Given instruction: Print, word for word, every line from the beginning of the listing up to and including the line with "annotations = []". Pictures are to be excluded.

Provided data:
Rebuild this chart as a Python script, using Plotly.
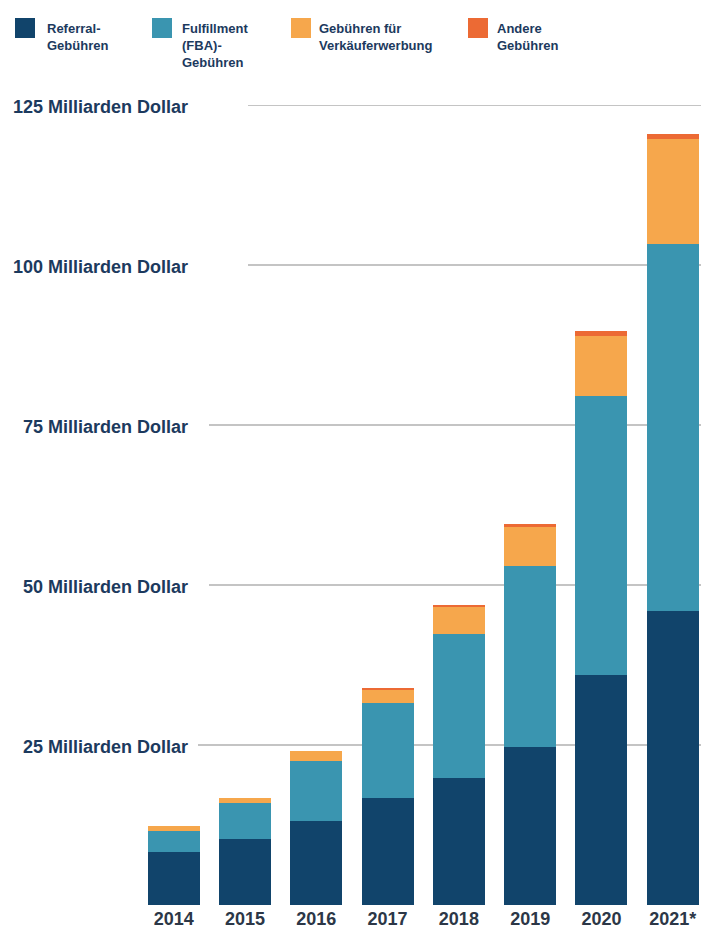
import plotly.graph_objects as go

# ---- data (billions of US dollars) ----
years = ["2014", "2015", "2016", "2017", "2018", "2019", "2020", "2021*"]
referral = [8.3, 10.3, 13.2, 16.7, 19.8, 24.7, 36.0, 46.0]
fulfillment = [3.2, 5.6, 9.3, 14.8, 22.5, 28.2, 43.5, 57.3]
advertising = [0.8, 0.8, 1.6, 2.2, 4.4, 6.2, 9.4, 16.4]
other = [0.0, 0.0, 0.0, 0.15, 0.15, 0.45, 0.8, 0.7]
series_names = ["Referral-<br>Gebühren", "Fulfillment<br>(FBA)-<br>Gebühren",
                "Gebühren für<br>Verkäuferwerbung", "Andere<br>Gebühren"]
tick_values = [25, 50, 75, 100, 125]
tick_labels = ["25 Milliarden Dollar", "50 Milliarden Dollar", "75 Milliarden Dollar",
               "100 Milliarden Dollar", "125 Milliarden Dollar"]

# ---- style ----
W, H = 701, 930
ML, MR, MT, MB = 138, 0, 105, 25
PW, PH = W - ML - MR, H - MT - MB
colors = ["#11446b", "#3a95b0", "#f6a74c", "#ec6a34"]
text_navy = "#1c3a5e"
FONT = "Liberation Sans, Arial, sans-serif"

def px_x(px):
    return (px - ML) / PW

def px_y(py):
    return (H - MB - py) / PH

fig = go.Figure()
for vals, col in zip([referral, fulfillment, advertising, other], colors):
    fig.add_trace(go.Bar(x=years, y=vals, marker=dict(color=col, line=dict(width=0)),
                         showlegend=False))

shapes = []
annotations = []

# gridlines + y labels
grid_start_px = {25: 198, 50: 209, 75: 209, 100: 248, 125: 248}
for v, lab in zip(tick_values, tick_labels):
    shapes.append(dict(type="line", xref="paper", yref="y", x0=px_x(grid_start_px[v]), x1=1,
                       y0=v, y1=v, line=dict(color="#c4c4c4", width=2), layer="below"))
    annotations.append(dict(xref="paper", yref="y", x=px_x(190), y=v, xanchor="right",
                            yanchor="middle", yshift=-2, text=lab, showarrow=False,
                            font=dict(family=FONT, size=18, color=text_navy, weight="bold")))

# manual legend
legend_sq_px = [15, 152, 291, 468]
legend_tx_px = [45, 180, 317, 495]
for name, col, sx, tx in zip(series_names, colors, legend_sq_px, legend_tx_px):
    shapes.append(dict(type="rect", xref="paper", yref="paper", x0=px_x(sx), x1=px_x(sx + 20),
                       y0=px_y(38), y1=px_y(18), fillcolor=col, line=dict(width=0)))
    annotations.append(dict(xref="paper", yref="paper", x=px_x(tx), y=px_y(19), xanchor="left",
                            yanchor="top", align="left", text=name, showarrow=False,
                            font=dict(family=FONT, size=13, color=text_navy, weight="bold")))

fig.update_layout(
    width=W, height=H,
    margin=dict(l=ML, r=MR, t=MT, b=MB, pad=0),
    barmode="stack",
    bargap=0.27,
    plot_bgcolor="white",
    paper_bgcolor="white",
    xaxis=dict(range=[-0.5, 7.396], showgrid=False, zeroline=False,
               showline=False, ticks="", ticklabelstandoff=1, automargin=False,
               tickfont=dict(family=FONT, size=18, color="#2c3747", weight="bold")),
    yaxis=dict(range=[0, 125], showgrid=False, zeroline=False,
               showticklabels=False, showline=False, automargin=False),
    shapes=shapes,
    annotations=annotations,
)

fig.write_html("out.html")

In response:
Rebuild this chart as a Python script, using Plotly.
import plotly.graph_objects as go

# ---- data (billions of US dollars) ----
years = ["2014", "2015", "2016", "2017", "2018", "2019", "2020", "2021*"]
referral = [8.3, 10.3, 13.2, 16.7, 19.8, 24.7, 36.0, 46.0]
fulfillment = [3.2, 5.6, 9.3, 14.8, 22.5, 28.2, 43.5, 57.3]
advertising = [0.8, 0.8, 1.6, 2.2, 4.4, 6.2, 9.4, 16.4]
other = [0.0, 0.0, 0.0, 0.15, 0.15, 0.45, 0.8, 0.7]
series_names = ["Referral-<br>Gebühren", "Fulfillment<br>(FBA)-<br>Gebühren",
                "Gebühren für<br>Verkäuferwerbung", "Andere<br>Gebühren"]
tick_values = [25, 50, 75, 100, 125]
tick_labels = ["25 Milliarden Dollar", "50 Milliarden Dollar", "75 Milliarden Dollar",
               "100 Milliarden Dollar", "125 Milliarden Dollar"]

# ---- style ----
W, H = 701, 930
ML, MR, MT, MB = 138, 0, 105, 25
PW, PH = W - ML - MR, H - MT - MB
colors = ["#11446b", "#3a95b0", "#f6a74c", "#ec6a34"]
text_navy = "#1c3a5e"
FONT = "Liberation Sans, Arial, sans-serif"

def px_x(px):
    return (px - ML) / PW

def px_y(py):
    return (H - MB - py) / PH

fig = go.Figure()
for vals, col in zip([referral, fulfillment, advertising, other], colors):
    fig.add_trace(go.Bar(x=years, y=vals, marker=dict(color=col, line=dict(width=0)),
                         showlegend=False))

shapes = []
annotations = []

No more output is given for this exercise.